Let's poke this, how would you teach how to think?


I took a class psychology class on learning that was superb.

It taught how to memorize stuff: spaced repetition and semantic encoding. Spaced repetition is reviewing the thing at increasingly spaced intervals of time. Semantic encoding is coming up with connections to the idea. The wilder the better as that tends to be memorable.

The class taught some strategies for creativity such as use of analogies and trying to combine disparate ideas.

The class also taught cognitive biased, like loss aversion.

This class was life changing. It was also easy because the teacher applied the best practices she was teaching.

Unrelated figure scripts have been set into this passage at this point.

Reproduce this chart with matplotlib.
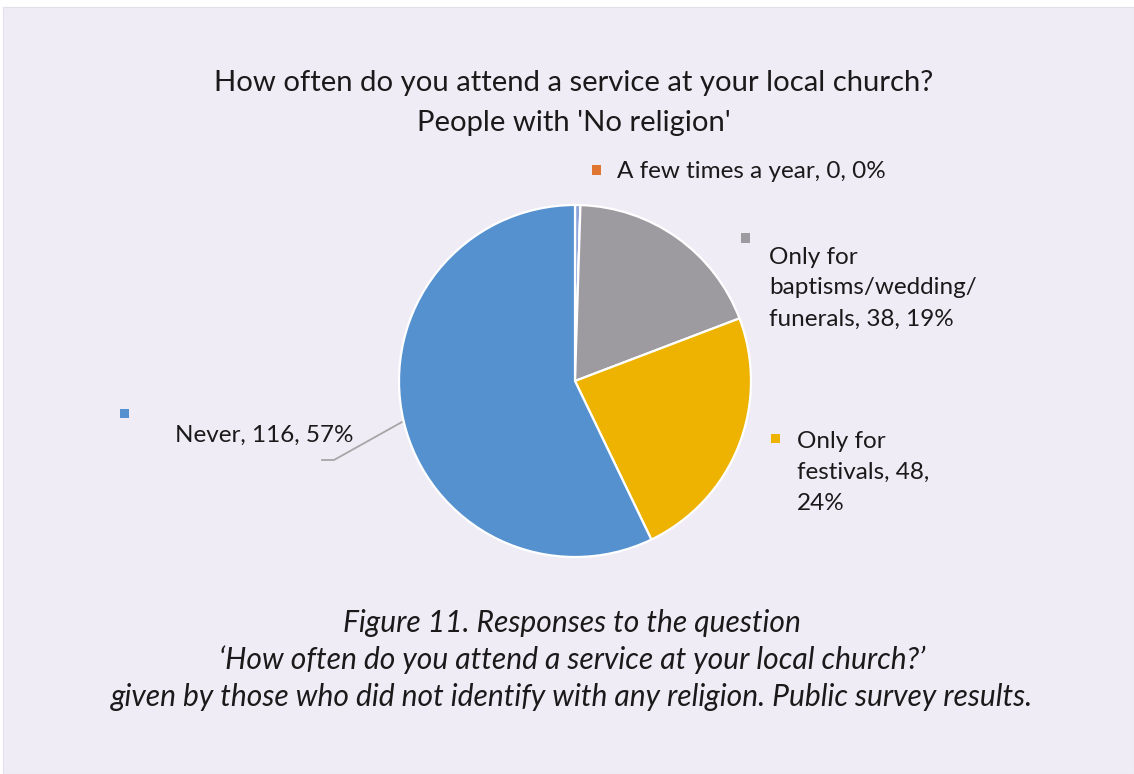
import matplotlib
matplotlib.use("Agg")
import matplotlib.pyplot as plt
from matplotlib.patches import Rectangle

plt.rcParams['font.family'] = ['Lato', 'DejaVu Sans']

# Survey responses (clockwise from 12 o'clock)
categories = ['', 'A few times a year', 'Only for baptisms/wedding/funerals',
              'Only for festivals', 'Never']
counts = [1, 0, 38, 48, 116]
percent_labels = ['', '0%', '19%', '24%', '57%']
colors = ['#8CA3DC', '#E07532', '#9E9BA0', '#EDB300', '#5591CF']

title_lines = ["How often do you attend a service at your local church?",
               "People with 'No religion'"]
caption_lines = ["Figure 11. Responses to the question",
                 "\u2018How often do you attend a service at your local church?\u2019",
                 "given by those who did not identify with any religion. Public survey results."]

W, H = 1134, 774
fig = plt.figure(figsize=(W / 100, H / 100), dpi=100)
fig.patch.set_facecolor('white')

# Lavender panel behind the chart
fig.patches.append(Rectangle((3 / W, 0), 1 - 3 / W, 1 - 7 / H, transform=fig.transFigure,
                             facecolor='#EFECF6', edgecolor='#E2DFEA', linewidth=0.8,
                             zorder=-5))


def fx(px):
    return px / W


def fy(py):
    return 1 - py / H


# Pie
cx, cy, r = 575, 381, 176
ax = fig.add_axes([fx(cx - r), fy(cy + r), 2 * r / W, 2 * r / H])
ax.set_zorder(2)
ax.set_facecolor('none')
ax.pie(counts, colors=colors, startangle=90, counterclock=False, radius=1,
       wedgeprops=dict(edgecolor='white', linewidth=1.6))
ax.set_xlim(-1, 1)
ax.set_ylim(-1, 1)
ax.axis('off')

txt = '#1A1A1A'
fs_label = 17.5

# Title
fig.text(fx(574), fy(83), title_lines[0], ha='center', va='center', fontsize=21.1, color=txt)
fig.text(fx(574), fy(123), title_lines[1], ha='center', va='center', fontsize=21.1, color=txt)

# Data labels with coloured key squares
def key(px, py, color):
    s = 9
    fig.patches.append(Rectangle((fx(px - s / 2), fy(py + s / 2)), s / W, s / H,
                                 transform=fig.transFigure, facecolor=color,
                                 edgecolor='none', zorder=3))


def label_block(px, py, lines, step=31):
    for i, line in enumerate(lines):
        fig.text(fx(px), fy(py + i * step), line, ha='left', va='center',
                 fontsize=fs_label, color=txt)


key(596, 170, colors[1])
label_block(617, 171, [f"{categories[1]}, {counts[1]}, {percent_labels[1]}"])

key(745, 238, colors[2])
label_block(769, 257, ["Only for", "baptisms/wedding/",
                       f"funerals, {counts[2]}, {percent_labels[2]}"])

key(775, 438, colors[3])
label_block(797, 441, ["Only for", f"festivals, {counts[3]},", percent_labels[3]])

key(124, 414, colors[4])
label_block(175, 435, [f"{categories[4]}, {counts[4]}, {percent_labels[4]}"])

# Leader line for the "Never" label
fig.add_artist(plt.Line2D([fx(402), fx(334), fx(322)], [fy(422), fy(460), fy(460)],
                          transform=fig.transFigure, color='#A6A6A6', linewidth=1.3))

# Caption
for i, line in enumerate(caption_lines):
    fig.text(fx(572), fy(623 + i * 37), line, ha='center', va='center',
             fontsize=21.6, style='italic', color=txt)

fig.savefig('out.png', dpi=100, facecolor=fig.get_facecolor())
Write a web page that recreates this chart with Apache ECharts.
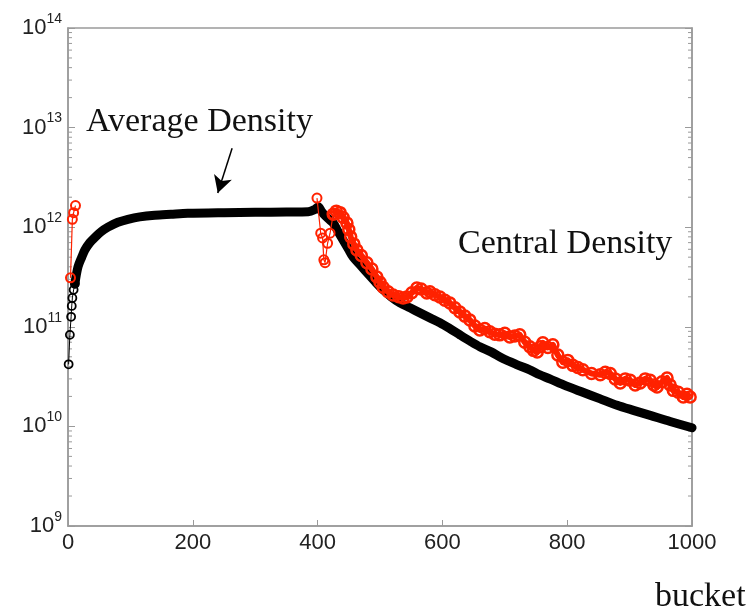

I would say something like that class is the basis for teaching people how to think.


wow, this inspires me to find something like that on coursera


Breaking a problem down into smaller problems, solving those that are immediately obvious or known from experience, for harder or new problems: gathering evidence if available, coming up with a hypothesis, testing this against the available evidence, looking for reasons why the hypothesis must be wrong and abandoning it if reasons are found, iterating on the hypothesis until an adequate one is found (adequate being provably correct, or "sounding sensible" based on solutions to similar problems). My 2c is being ok with uncertainty and being wrong, and an awareness of cognitive biases can be helpful.


Traditionally? Humanities. Those fields have the advantage of starting with common experience and a natural-language corpus, so there isn't as high a barrier to entry as STEM disciplines. But, you know... we don't do that anymore. (And yes, I know, some of the reasons are intrinsic to choices made by people within the Humanities.) We've abandoned that, but not found a better way.